Despite all his adventures, Etienne lived to be 82 years old. He clearly moved in high circles. One of the executors of his will was Sir James Stansfeld from Halifax, who was the first cousin of George Stansfeld and a “radical” liberal MP (or possibly his father James, also an MP, JP for the West Riding and High Court Judge).
In the 1840s, the sisters worked as governesses. Maria worked in Settle for John Birkbeck at Anley. Alphonsine worked in Halifax where she taught John Lister, who lived at Shibden Hall and first deciphered the code to Anne Lister’s famous diaries, as portrayed in the series ‘Gentleman Jack’. After the death of both of their parents in the 1850s left them with a sizeable inheritance, the sisters moved to Fern Hill, on Constitution Hill, in Settle, with their aged aunt Sarah Chapman who died in 1863 at the age of 75. They remained there, unmarried, for the rest of their lives. The sisters were rarely seen without one another.

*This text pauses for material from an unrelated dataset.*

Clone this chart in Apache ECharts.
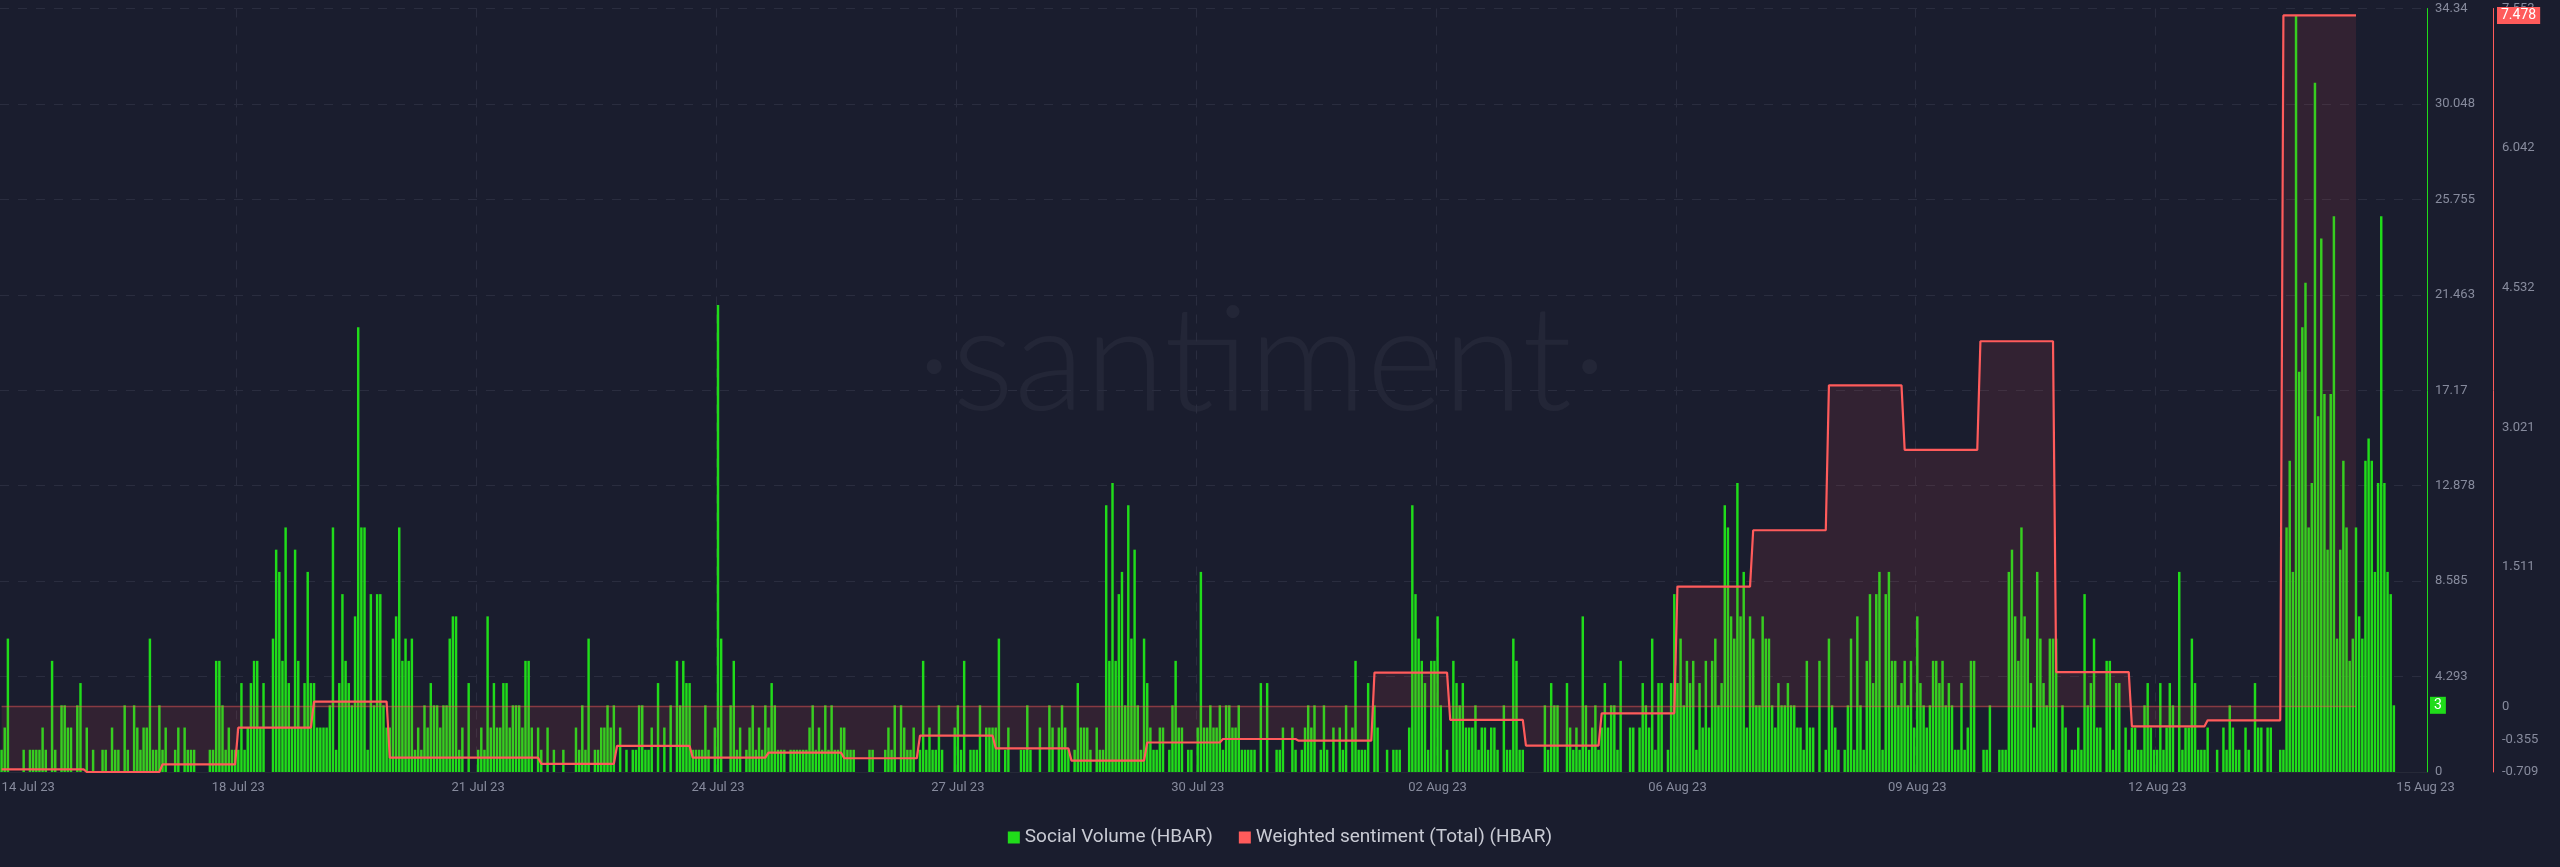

Maria died in 1893 and left her estate to Alphonsine who died in 1912, aged 89, leaving the equivalent to over £1.1million today. Three-quarters of that went to charity. Alphonsine helped with the work of the church and Sunday School for over 40 years. When she retired, she was presented with a purse containing more than 50 guineas with letters from over 80 people. She donated to the Settle church endowment scheme for pew rents, and to a charity set up by Rev. John Robinson, to benefit the aged and infirm of Giggleswick. She also left a legacy to the Halifax infirmary where her father died, together with a portrait of him.
A William Morris stained glass window and plaque in the church reads: ‘To the memory of two sisters devoted to kind and good works. Louisa Mary Jarry died (aged 75) April 17, 1893, Alphonsine Sarah Jarry died November 6, 1912 (aged 90). RIP. Erected AD 1913 by parishioners and friends.’
Their graves lie next to one another by the door of the church.